Characteristics of Black Hat Hackers:


  • Malicious Intent. Black Hat hackers act with harmful intent, seeking to exploit vulnerabilities and weaknesses in computer systems, networks, and applications.

  • Illegality. Their actions are illegal and violate computer crime laws. Activities can include data theft, malware distribution, and cyberattacks.

  • Anonymity. Black Hat hackers often attempt to conceal their identities using techniques like pseudonyms, proxy servers, and encryption.

  • Profit-Driven. Many Black Hat hackers are financially motivated, aiming to steal valuable information like credit card data, personal information, or intellectual property for resale on the dark web.

  • Adaptability. They constantly evolve their tactics to stay ahead of security measures, making it challenging for cybersecurity professionals to defend against them.

  • Lack of Ethics. Black Hat hackers operate without ethical constraints, causing significant damage to individuals and organizations.



White Hat


White Hat refers to ethical hackers or cybersecurity professionals who use their expertise to defend computer systems, networks, and data from cyber threats. Unlike Black Hat hackers, White Hats operate with the explicit intention of improving security and protecting against cyberattacks. They may work for organizations, security firms, or independently, and they adhere to ethical standards in their practices.


Characteristics of White Hat Hackers:


  • Ethical Intent. White Hat hackers work with the primary goal of identifying and mitigating security vulnerabilities to improve the overall security posture.

  • Legal Compliance. White Hat actions are conducted within the bounds of the law, often with permission from system owners to assess vulnerabilities and recommend security improvements.

  • Certifications. Many White Hat hackers hold certifications like Certified Ethical Hacker (CEH) and Certified Information Systems Security Professional (CISSP) to validate their expertise.

  • Collaboration. They may collaborate with organizations to conduct penetration testing, vulnerability assessments, and security audits.

  • Knowledge Sharing. White Hats often contribute to the cybersecurity community by sharing research findings, best practices, and security patches.

  • Community Involvement. Some White Hat hackers engage in bug bounty programs, earning rewards for responsibly disclosing security vulnerabilities.



Red Hat


Red Hat is a term that has a different meaning in the context of cybersecurity compared to the well-known open-source software company. In this context, Red Hat hackers are a subset of White Hat hackers who focus on offensive security practices. They are often employed by organizations to simulate cyberattacks and test the effectiveness of security measures through authorized penetration testing.

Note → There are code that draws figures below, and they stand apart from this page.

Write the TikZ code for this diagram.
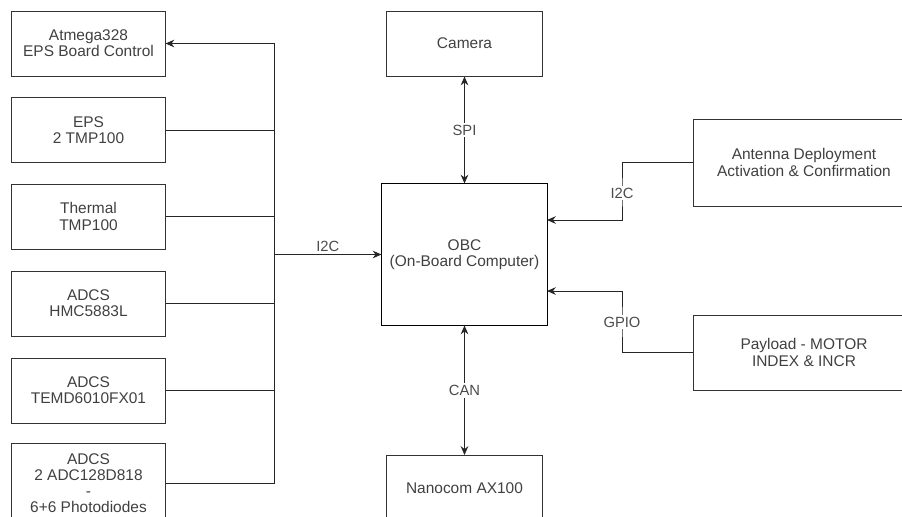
\documentclass[tikz,border=0pt]{standalone}
\usepackage{fontspec}
\setmainfont{Liberation Sans}
\usetikzlibrary{arrows.meta}

\begin{document}
\begin{tikzpicture}[
  x=0.025cm, y=-0.025cm,
  unit/.style={rectangle, draw=black!80, line width=0.7pt, minimum width=3.825cm, minimum height=1.625cm, font=\fontsize{11}{11.5}\selectfont, text=black!75, align=center, inner sep=1pt},
  obcbox/.style={unit, draw=black, minimum width=4.125cm, minimum height=3.525cm},
  sidebox/.style={unit, minimum width=5.5cm},
  wire/.style={draw=black!85, line width=0.7pt},
  arr/.style={wire, -{Stealth[length=2.2mm, width=1.9mm]}},
  biarr/.style={wire, {Stealth[length=2.2mm, width=1.9mm]}-{Stealth[length=2.2mm, width=1.9mm]}},
  lbl/.style={fill=white, inner sep=1.5pt, font=\fontsize{10.5}{11}\selectfont, text=black!70}
]
\useasboundingbox (0,0) rectangle (902,516);

% sensors on the I2C bus
\node[unit] (b1) at (88.5, 43.5)  {Atmega328\\EPS Board Control};
\node[unit] (b2) at (88.5, 130)   {EPS\\2 TMP100};
\node[unit] (b3) at (88.5, 216.5) {Thermal\\TMP100};
\node[unit] (b4) at (88.5, 303.5) {ADCS\\HMC5883L};
\node[unit] (b5) at (88.5, 390.5) {ADCS\\TEMD6010FX01};
\node[unit, minimum height=2cm] (b6) at (88.5, 483) {ADCS\\2 ADC128D818\\-\\6+6 Photodiodes};

\node[unit, minimum width=3.875cm] (cam) at (464.5, 43.5) {Camera};
\node[obcbox] (obc) at (464.5, 254.5) {OBC\\(On-Board Computer)};
\node[unit, minimum width=3.875cm] (nano) at (464.5, 488) {Nanocom AX100};

\node[sidebox, minimum height=2.175cm] (ant) at (804, 162.5) {Antenna Deployment\\Activation \& Confirmation};
\node[sidebox, minimum height=1.875cm] (pay) at (804, 352.5) {Payload - MOTOR\\INDEX \& INCR};

\coordinate (bus) at (274, 254.5);
\coordinate (i2cbend) at (622, 193);
\coordinate (gpiobend) at (622, 322);
\coordinate (i2cin) at (547, 220);
\coordinate (gpioin) at (547, 291);

% I2C bus
\draw[arr] (b6.east) -- (b6.east -| bus) -- (b1.east -| bus) -- (b1.east);
\draw[wire] (b2.east) -- (b2.east -| bus);
\draw[wire] (b3.east) -- (b3.east -| bus);
\draw[wire] (b4.east) -- (b4.east -| bus);
\draw[wire] (b5.east) -- (b5.east -| bus);
\draw[arr] (bus) -- node[above, font=\fontsize{10.5}{11}\selectfont, text=black!70, inner sep=2pt] {I2C} (obc.west);

\draw[biarr] (cam.south) -- node[lbl] {SPI} (obc.north);
\draw[biarr] (obc.south) -- node[lbl] {CAN} (nano.north);

\draw[arr] (ant.west) -| (i2cbend) |- (i2cin);
\draw[arr] (pay.west) -| (gpiobend) |- (gpioin);
\node[lbl] at (i2cbend) {I2C};
\node[lbl] at (gpiobend) {GPIO};

\end{tikzpicture}
\end{document}
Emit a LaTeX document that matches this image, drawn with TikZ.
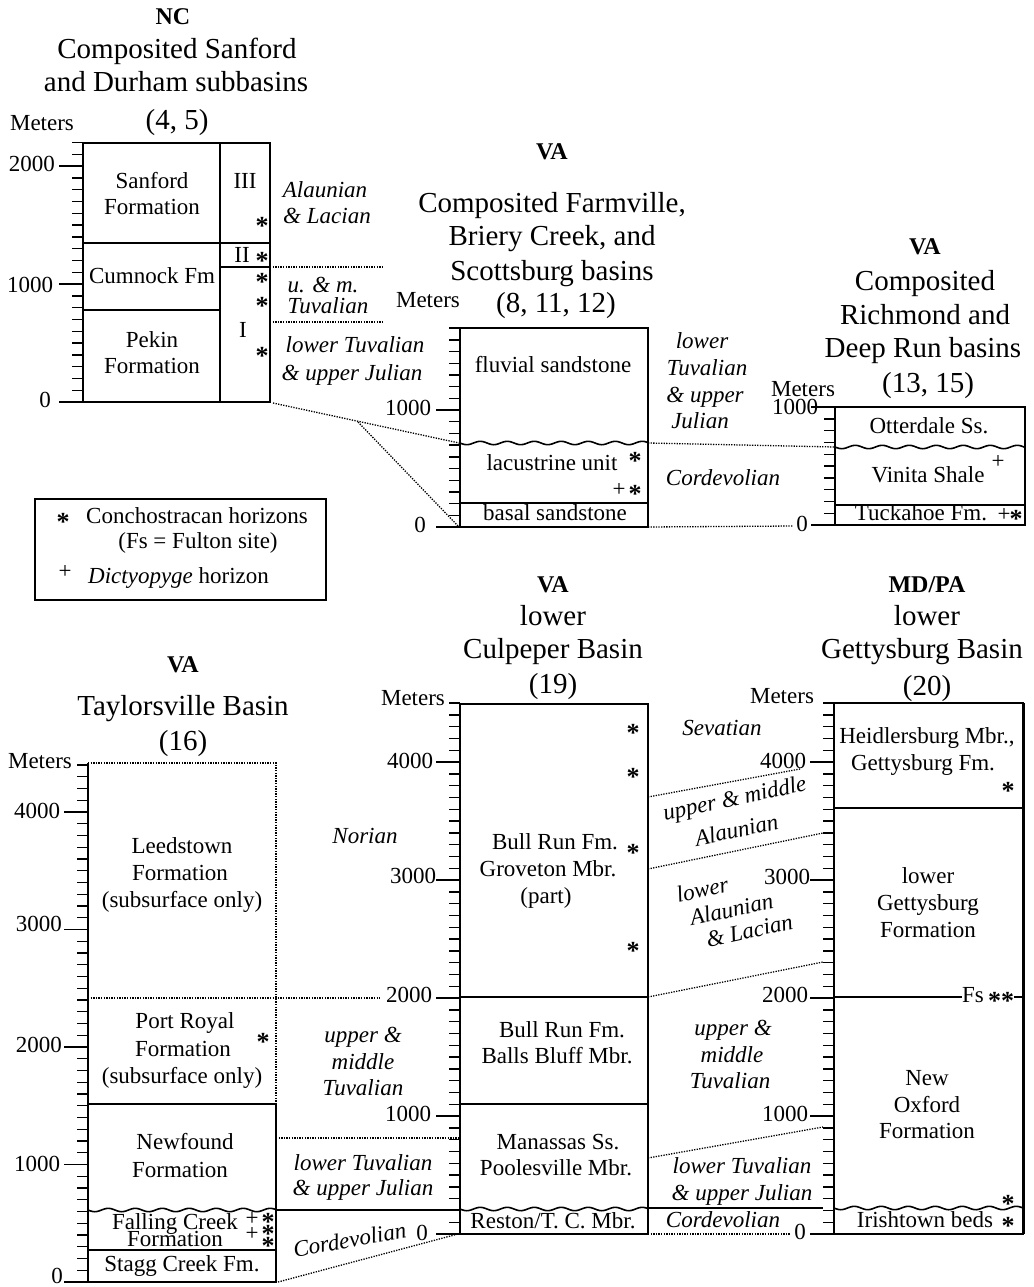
\documentclass[tikz,border=0pt]{standalone}
\usepackage{fontspec}
\setmainfont{Liberation Serif}
\newcommand\mytks[4]{%
  \foreach \i in {0,...,#3}{%
    \pgfmathsetmacro\yy{#2-\i*#4/10}%
    \pgfmathtruncatemacro\mm{mod(\i,10)}%
    \ifnum\mm=0 \draw[tk] ({#1-24},\yy)--(#1,\yy);\else\draw[tk] ({#1-11},\yy)--(#1,\yy);\fi
  }}
\newcommand\mywave[4]{%
  \draw[bx] plot[domain=#1:#2,samples=90,smooth] (\x,{#3+1.7*sin((\x-#1)/#4*360)});}
\newcommand\nolsk{\lineskiplimit -100pt\relax}
\begin{document}
\begin{tikzpicture}[x=1pt,y=-1pt,
  T/.style={font=\fontsize{23}{25}\selectfont, inner sep=0pt, text height=16pt, text depth=5pt},
  TT/.style={T, text height=13pt, text depth=3pt},
  I/.style={T, font=\fontsize{23}{25}\selectfont\itshape},
  H/.style={font=\fontsize{29}{31}\selectfont, inner sep=0pt, text height=20pt, text depth=6pt},
  HB/.style={H, font=\fontsize{24}{28}\selectfont\bfseries},
  ast/.style={font=\fontsize{26}{26}\selectfont\bfseries, inner sep=0pt, text height=5pt, text depth=5pt, yshift=-12pt},
  pl/.style={font=\fontsize{23}{23}\selectfont, inner sep=0pt, text height=12pt, text depth=0pt},
  stk/.style={anchor=north, align=center, inner sep=0pt},
  bx/.style={line width=1.6pt},
  dl/.style={line width=1.3pt, dash pattern=on 1.3pt off 1.3pt},
  tk/.style={line width=1.4pt}]
\useasboundingbox (0,0) rectangle (1033,1287);

% ================= NC =================
\node[HB] (ncA) at (173,18) {NC};
\node[H] (ncB) at (177,52) {Composited Sanford};
\node[H] (ncC) at (176,85) {and Durham subbasins};
\node[H] (ncD) at (177,122) {(4, 5)};
\node[T] (ncM) at (42,125) {Meters};
\draw[bx] (83,143) rectangle (270,402);
\draw[bx] (220,143) -- (220,402);
\draw[bx] (83,243) -- (270,243);
\draw[bx] (83,310) -- (220,310);
\draw[bx] (220,267) -- (270,267);
\mytks{83}{402}{22}{118}
\node[T] (ncy2) at (32,166) {2000};
\node[T] (ncy1) at (30,287) {1000};
\node[T] (ncy0) at (45,402) {0};
\node[T] (nc1) at (152,183) {Sanford};
\node[T] (nc2) at (152,209) {Formation};
\node[T] (nc3) at (152,278) {Cumnock Fm};
\node[T] (nc4) at (152,342) {Pekin};
\node[T] (nc5) at (152,368) {Formation};
\node[T] (nc6) at (245,183) {III};
\node[ast] (nc7) at (262,222) {*};
\node[T] (nc8) at (242,257) {II};
\node[ast] (nc9) at (262,257) {*};
\node[ast] (nc10) at (262,278) {*};
\node[ast] (nc11) at (262,302) {*};
\node[T] (nc12) at (243,332) {I};
\node[ast] (nc13) at (262,352) {*};
\node[I] (nc14) at (325,192) {Alaunian};
\node[I] (nc15) at (327,218) {\& Lacian};
\node[I] (nc16) at (323,287) {u. \& m.};
\node[I] (nc17) at (328,308) {Tuvalian};
\node[I] (nc18) at (355,347) {lower Tuvalian};
\node[I] (nc19) at (352,375) {\& upper Julian};
\coordinate (ncR1) at (270,267); \coordinate (ncR1e) at (382,267);
\coordinate (ncR2) at (270,322); \coordinate (ncR2e) at (382,322);
\draw[dl] (ncR1) -- (ncR1e);
\draw[dl] (ncR2) -- (ncR2e);

% ================= Farmville =================
\node[HB] (faA) at (552,152) {VA};
\node[H] (faB) at (552,205) {Composited Farmville,};
\node[H] (faC) at (552,238) {Briery Creek, and};
\node[H] (faD) at (552,273) {Scottsburg basins};
\node[H] (faE) at (556,305) {(8, 11, 12)};
\node[T] (faM) at (428,302) {Meters};
\draw[bx] (460,443) -- (460,328) -- (648,328) -- (648,443);
\draw[bx] (460,443) -- (460,527) -- (648,527) -- (648,443);
\mywave{460}{648}{443}{27}
\draw[bx] (460,503) -- (648,503);
\mytks{460}{527}{17}{117}
\node[T] (fay1) at (408,410) {1000};
\node[T] (fay0) at (420,527) {0};
\node[T] (fa1) at (553,367) {fluvial sandstone};
\node[T] (fa2) at (552,465) {lacustrine unit};
\node[ast] (fa3) at (635,457) {*};
\node[pl] (fa4) at (619,490) {+};
\node[ast] (fa5) at (635,490) {*};
\node[T] (fa6) at (555,515) {basal sandstone};
\node[I] (fa7) at (702,343) {lower};
\node[I] (fa8) at (707,370) {Tuvalian};
\node[I] (fa9) at (705,397) {\& upper};
\node[I] (fa10) at (700,423) {Julian};
\node[I] (fa11) at (723,480) {Cordevolian};
% NC - Farmville correlation
\coordinate (ncBR) at (273,403);
\coordinate (brk) at (358,422);
\coordinate (faU) at (459,443);
\coordinate (fa0) at (459,527);
\draw[dl] (ncBR) -- (faU);
\draw[dl] (brk) -- (fa0);

% ================= Richmond =================
\node[HB] (riA) at (925,247) {VA};
\node[H] (riB) at (925,283) {Composited};
\node[H] (riC) at (925,317) {Richmond and};
\node[H] (riD) at (923,350) {Deep Run basins};
\node[H] (riE) at (928,385) {(13, 15)};
\node[TT] (riM) at (803,391) {Meters};
\draw[bx] (835,447) -- (835,407) -- (1025,407) -- (1025,447);
\draw[bx] (835,447) -- (835,525) -- (1025,525) -- (1025,447);
\mywave{835}{1025}{447}{27}
\draw[bx] (835,505) -- (1025,505);
\mytks{835}{525}{10}{118}
\node[TT] (riy1) at (795,409) {1000};
\node[T] (riy0) at (802,526) {0};
\node[T] (ri1) at (929,428) {Otterdale Ss.};
\node[T] (ri2) at (928,477) {Vinita Shale};
\node[pl] (ri3) at (998,462) {+};
\node[T] (ri4) at (921,515) {Tuckahoe Fm.};
\node[pl] (ri5) at (1004,515) {+};
\node[ast] (ri6) at (1016,515) {*};
\coordinate (faRU) at (648,443); \coordinate (riU) at (835,447);
\coordinate (faR0) at (648,527); \coordinate (ri0e) at (793,526);
\draw[dl] (faRU) -- (riU);
\draw[dl] (faR0) -- (ri0e);

% ================= Legend =================
\draw[bx] (35,499) rectangle (326,600);
\node[ast] (lg1) at (63,518) {*};
\node[T, anchor=west] (lg2) at (86,518) {Conchostracan horizons};
\node[T] (lg3) at (198,543) {(Fs = Fulton site)};
\node[pl] (lg4) at (65,572) {+};
\node[T, anchor=west] (lg5) at (88,578) {\textit{Dictyopyge} horizon};

% ================= Taylorsville =================
\node[HB] (taA) at (183,665) {VA};
\node[H] (taB) at (183,708) {Taylorsville Basin};
\node[H] (taC) at (183,743) {(16)};
\node[T] (taM) at (40,763) {Meters};
\draw[bx] (88,763) -- (88,1282) -- (276,1282) -- (276,1104);
\draw[dl] (88,763) -- (276,763) -- (276,1104);
\draw[bx] (88,1104) -- (276,1104);
\mywave{88}{276}{1210}{27}
\draw[bx] (88,1250) -- (276,1250);
\mytks{88}{1282}{44}{117.5}
\node[T] (tay4) at (37,813) {4000};
\node[T] (tay3) at (39,926) {3000};
\node[T] (tay2) at (39,1047) {2000};
\node[T] (tay1) at (37,1166) {1000};
\node[TT] (tay0) at (57,1278) {0};
\node[T] (ta1) at (182,848) {Leedstown};
\node[T] (ta2) at (180,875) {Formation};
\node[T] (ta3) at (182,902) {(subsurface only)};
\node[I] (ta4) at (365,838) {Norian};
\node[T] (ta5) at (185,1023) {Port Royal};
\node[T] (ta6) at (183,1051) {Formation};
\node[T] (ta7) at (182,1078) {(subsurface only)};
\node[ast] (ta8) at (263,1038) {*};
\node[I] (ta9) at (363,1037) {upper \&};
\node[I] (ta10) at (363,1064) {middle};
\node[I] (ta11) at (363,1090) {Tuvalian};
\node[T] (ta12) at (185,1144) {Newfound};
\node[T] (ta13) at (180,1172) {Formation};
\node[I] (ta14) at (363,1165) {lower Tuvalian};
\node[I] (ta15) at (363,1190) {\& upper Julian};
\node[stk, font=\fontsize{23}{17}\selectfont\nolsk] (ta16) at (175,1213) {Falling Creek\\Formation};
\node[stk, font=\fontsize{23}{15}\selectfont\nolsk] (ta18) at (252,1212) {+\\+};
\node[stk, font=\fontsize{26}{12}\selectfont\bfseries\nolsk] (ta20) at (268,1213) {*\\*\\*};
\node[T] (ta23) at (182,1266) {Stagg Creek Fm.};
\node[I, rotate=10] (ta24) at (350,1242) {Cordevolian};
% Taylorsville - Culpeper correlation
\coordinate (taL2) at (88,998); \coordinate (cuL2e) at (380,998);
\coordinate (taR5) at (276,1138); \coordinate (cuL5) at (460,1138);
\coordinate (taRw) at (276,1210); \coordinate (cuLw) at (460,1210);
\coordinate (taR0) at (278,1282); \coordinate (cuL0) at (458,1234);
\draw[dl] (taL2) -- (cuL2e);
\draw[dl] (taR5) -- (cuL5);
\draw[bx] (taRw) -- (cuLw);
\draw[dl] (taR0) -- (cuL0);

% ================= Culpeper =================
\node[HB] (cuA) at (553,585) {VA};
\node[H] (cuB) at (553,618) {lower};
\node[H] (cuC) at (553,651) {Culpeper Basin};
\node[H] (cuD) at (553,686) {(19)};
\node[T] (cuM) at (413,700) {Meters};
\draw[bx] (460,1209) -- (460,704) -- (648,704) -- (648,1209);
\draw[bx] (460,1209) -- (460,1234) -- (648,1234) -- (648,1209);
\draw[bx] (460,997) -- (648,997);
\draw[bx] (460,1104) -- (648,1104);
\mywave{460}{648}{1209}{27}
\mytks{460}{1234}{45}{118}
\node[T] (cuy4) at (410,763) {4000};
\node[T] (cuy3) at (413,878) {3000};
\node[T] (cuy2) at (409,997) {2000};
\node[T] (cuy1) at (408,1116) {1000};
\node[T] (cuy0) at (422,1235) {0};
\node[ast] (cu1) at (633,729) {*};
\node[ast] (cu2) at (633,773) {*};
\node[ast] (cu3) at (633,849) {*};
\node[ast] (cu4) at (633,947) {*};
\node[T] (cu5) at (555,844) {Bull Run Fm.};
\node[T] (cu6) at (548,871) {Groveton Mbr.};
\node[T] (cu7) at (546,898) {(part)};
\node[T] (cu8) at (562,1032) {Bull Run Fm.};
\node[T] (cu9) at (557,1058) {Balls Bluff Mbr.};
\node[T] (cu10) at (558,1144) {Manassas Ss.};
\node[T] (cu11) at (556,1170) {Poolesville Mbr.};
\node[T] (cu12) at (553,1223) {Reston/T. C. Mbr.};
% gap labels
\node[I] (gp1) at (722,730) {Sevatian};
\node[I, rotate=12] (gp2) at (735,800) {upper \& middle};
\node[I, rotate=12] (gp3) at (737,832) {Alaunian};
\node[I, rotate=12, text height=13pt, text depth=3pt] (gp4) at (703,892) {lower};
\node[I, rotate=12, text height=13pt, text depth=3pt] (gp5) at (732,912) {Alaunian};
\node[I, rotate=12, text height=13pt, text depth=3pt] (gp6) at (750,933) {\& Lacian};
\node[I] (gp7) at (733,1030) {upper \&};
\node[I] (gp8) at (732,1057) {middle};
\node[I] (gp9) at (730,1083) {Tuvalian};
\node[I] (gp10) at (742,1168) {lower Tuvalian};
\node[I] (gp11) at (742,1195) {\& upper Julian};
\node[I] (gp12) at (723,1222) {Cordevolian};
% Culpeper - Gettysburg correlation
\coordinate (cuR1) at (648,797); \coordinate (geL1) at (800,769);
\coordinate (cuR2) at (648,869); \coordinate (geL2) at (823,833);
\coordinate (cuR3) at (648,997); \coordinate (geL3) at (823,962);
\coordinate (cuR4) at (648,1158); \coordinate (geL4) at (823,1127);
\coordinate (cuR5) at (648,1208); \coordinate (geL5) at (823,1208);
\coordinate (cuR6) at (648,1234); \coordinate (geL6) at (790,1234);
\draw[dl] (cuR1) -- (geL1);
\draw[dl] (cuR2) -- (geL2);
\draw[dl] (cuR3) -- (geL3);
\draw[dl] (cuR4) -- (geL4);
\draw[bx] (cuR5) -- (geL5);
\draw[dl] (cuR6) -- (geL6);

% ================= Gettysburg =================
\node[HB] (geA) at (927,585) {MD/PA};
\node[H] (geB) at (927,618) {lower};
\node[H] (geC) at (922,651) {Gettysburg Basin};
\node[H] (geD) at (927,688) {(20)};
\node[T] (geM) at (782,698) {Meters};
\draw[bx] (834,1208) -- (834,703) -- (1023,703) -- (1023,1208);
\draw[bx] (834,1208) -- (834,1234) -- (1023,1234) -- (1023,1208);
\draw[line width=2.6pt] (1024,703) -- (1024,1234);
\draw[bx] (834,808) -- (1023,808);
\mywave{834}{1023}{1208}{27}
\mytks{834}{1234}{45}{118}
\node[T] (gey4) at (783,763) {4000};
\node[T] (gey3) at (787,879) {3000};
\node[T] (gey2) at (785,997) {2000};
\node[T] (gey1) at (785,1116) {1000};
\node[T] (gey0) at (800,1234) {0};
\node[T] (ge1) at (927,738) {Heidlersburg Mbr.,};
\node[T] (ge2) at (923,765) {Gettysburg Fm.};
\node[ast] (ge3) at (1008,787) {*};
\node[T] (ge4) at (928,878) {lower};
\node[T] (ge5) at (928,905) {Gettysburg};
\node[T] (ge6) at (928,932) {Formation};
\node[T] (geFs) at (973,997) {Fs};
\node[ast] (geSt) at (1001,997) {**};
\draw[bx] (834,997) -- (geFs.west);
\draw[bx] (geSt.east |- 0,997) -- (1023,997);
\node[T] (ge7) at (927,1080) {New};
\node[T] (ge8) at (927,1107) {Oxford};
\node[T] (ge9) at (927,1133) {Formation};
\node[ast] (ge10) at (1008,1200) {*};
\node[T] (ge11) at (925,1222) {Irishtown beds};
\node[ast] (ge12) at (1008,1222) {*};
\end{tikzpicture}
\end{document}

Characteristics of Red Hat Hackers:


  • Offensive Security. Red Hat hackers specialize in offensive security techniques, simulating real-world cyberattacks to identify vulnerabilities.

  • Authorized Testing. They conduct penetration testing and vulnerability assessments with permission from the organization or system owner.

  • Expertise. Red Hat hackers possess advanced knowledge of cyber threats, attack vectors, and hacking tools to assess and improve security.

  • Mitigation Recommendations. After identifying vulnerabilities, Red Hats provide recommendations for remediation to strengthen security.

  • Realistic Assessments. Red Hat assessments aim to replicate the tactics of malicious hackers, helping organizations understand their vulnerabilities from an attacker's perspective.

  • Risk Reduction. The primary goal of Red Hat hackers is to assist organizations in reducing cybersecurity risks and enhancing their defenses.



Understanding the distinctions between Black Hat, White Hat, and Red Hat in cybersecurity and information privacy is crucial for recognizing the diverse motivations and roles within the digital security landscape. While Black Hats pose threats and seek to exploit vulnerabilities, White Hats and Red Hats work to defend and improve security, with White Hats operating ethically and Red Hats focusing on preventive security assessments. Collaboratively, White and Red Hats play a pivotal role in safeguarding the digital world from cyber threats.